FN:  Are there any billboard designs that you think are particularly iconic?

Robert:  Besides the Doors debut and the Beatles Abbey Road, there are several other truly iconic images that captured the spirit of the times: Crosby, Stills and Nash harmonizing in the night sky over the Strip’s non stop traffic, Marvin Gaye over the Old World Restaurant across the street from Tower Records, Pink Floyd’s simple image of a pig, dog and sheep with no advertising copy for their record Animals, and one of my all-time favorites; the billboard that depicted two giant chrome pin balls with eyes peering down from the Strip that was for a recording of the Who’s rock opera Tommy.

FN:  Did it become somewhat of a status symbol to have a billboard on the strip?

Robert:  Yes it quickly became an important milestone for rockers to gauge their level of success, much like landing on the cover of Rolling Stone magazine. In fact there is no proof that these expensive and creative billboards helped sell many records but both the music artists and the record companies who were making tons of money at that time liked them, so there was definitely an ego or vanity element involved. But this aspect is also what allowed these images to veer away from traditional advertising approaches and pursue more artistic visual approaches.

FN:  Why didn’t these billboards show up in other cities? Or did they?

Robert:  There were a few other places where the occasional hand painted billboard appeared like in Times Square in New York. For the most part ads appearing in other cities were smaller printed versions of the artwork. Los Angeles and the Sunset Strip are unique due to both the car culture here and the open space of this city as opposed to more dense Eastern cities. The Strip with its wide road meandering around the Hollywood Hills combined with the gigantic 14 by 48 foot billboards and the on-site presence of both record companies and iconic night clubs like the Whisky a Go Go was the ideal place for Rock ‘n’ Roll Billboards to become an art form.

FN:  Do these billboards still exist or have they largely disappeared?

Robert:  These billboards no longer exist, with one exception. “Rock ‘n’ Roll Billboards of the Sunset Strip” is the only record of these rock ‘n’ roll hand-painted billboards. Those images were never intended to be anything more than fleeting advertisements, but they became iconic rock ‘n’ roll images that were wiped away shortly after they were created. Few of the boards were up for more than a month and then they were painted over.  The rock n’ roll billboard era ended when MTV and VH1 diverted music-industry advertising dollars from hand-painted billboards to music videos.

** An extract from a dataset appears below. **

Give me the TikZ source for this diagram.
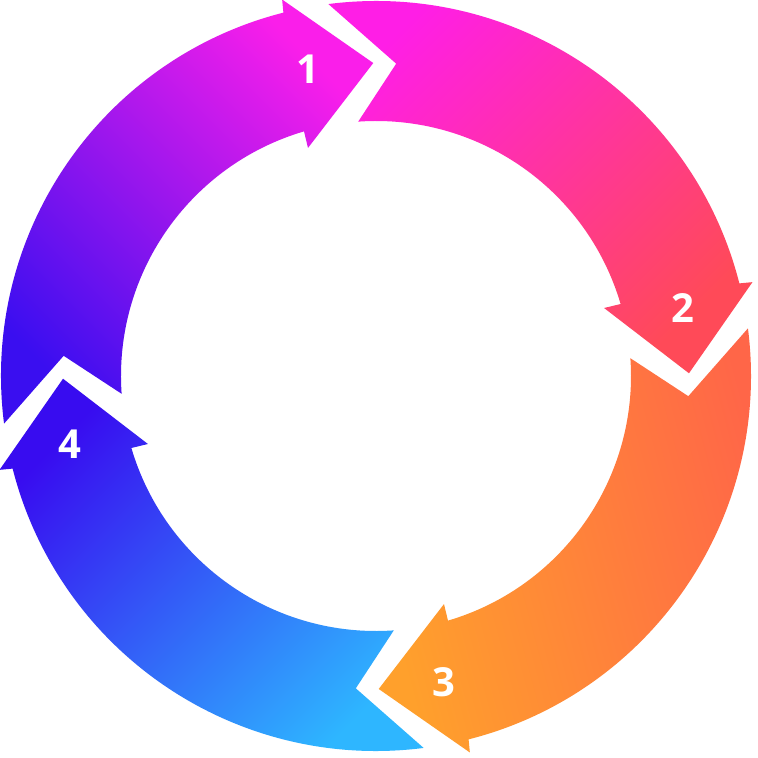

The single exception, the only remaining piece of art from this era, is Paul McCartney’s painted head that extended off the top of the Abbey Road billboard that appears on the cover of the book. Shortly after that board went up on the Strip in 1969 amidst crazy rumors that Paul was dead, some mischievous teens climbed up with a small saw and lopped off Paul’s head as a prank. Its been missing ever since. However when my book was released I offered a free signed copy through my Facebook page to anyone who could lead me to Paul’s missing head. The next day I received an email from the person, now in his sixties who had taken the head. It hangs proudly on his living room wall, and thanks to him a small but important piece of rock and roll history has been preserved.

FN:  If you were a rock artist talking to a billboard designer what three main points would you want emphasized in your billboard design?

Robert:  Billboards, unlike DVD covers or magazine pages need to communicate their message in mere seconds. The designs have to be simple and bold and don’t need much in the way of words or copy to clutter them up. They need to be read and digested by someone passing by in a car for about 7 seconds at most. The other great asset that has to be maximized is their enormous size, so bigger really is better when it comes to billboard design. A good billboard image is one that is simple yet provocative and has the effect of a time bomb that goes off in your mind after you have seen and digested it.

FN:  Where can we find out more information about the book and your other work?

Robert:  Thanks for asking! Rock ‘n’ Roll Billboards of the Sunset Strip is available in local bookstores or on-line through the publisher, Angel City Press, and other traditional on-line outlets.

Prints of the images in the book are available through me, Robert Landau at [email protected] and people can follow me and the book’s progress at the Facebook page.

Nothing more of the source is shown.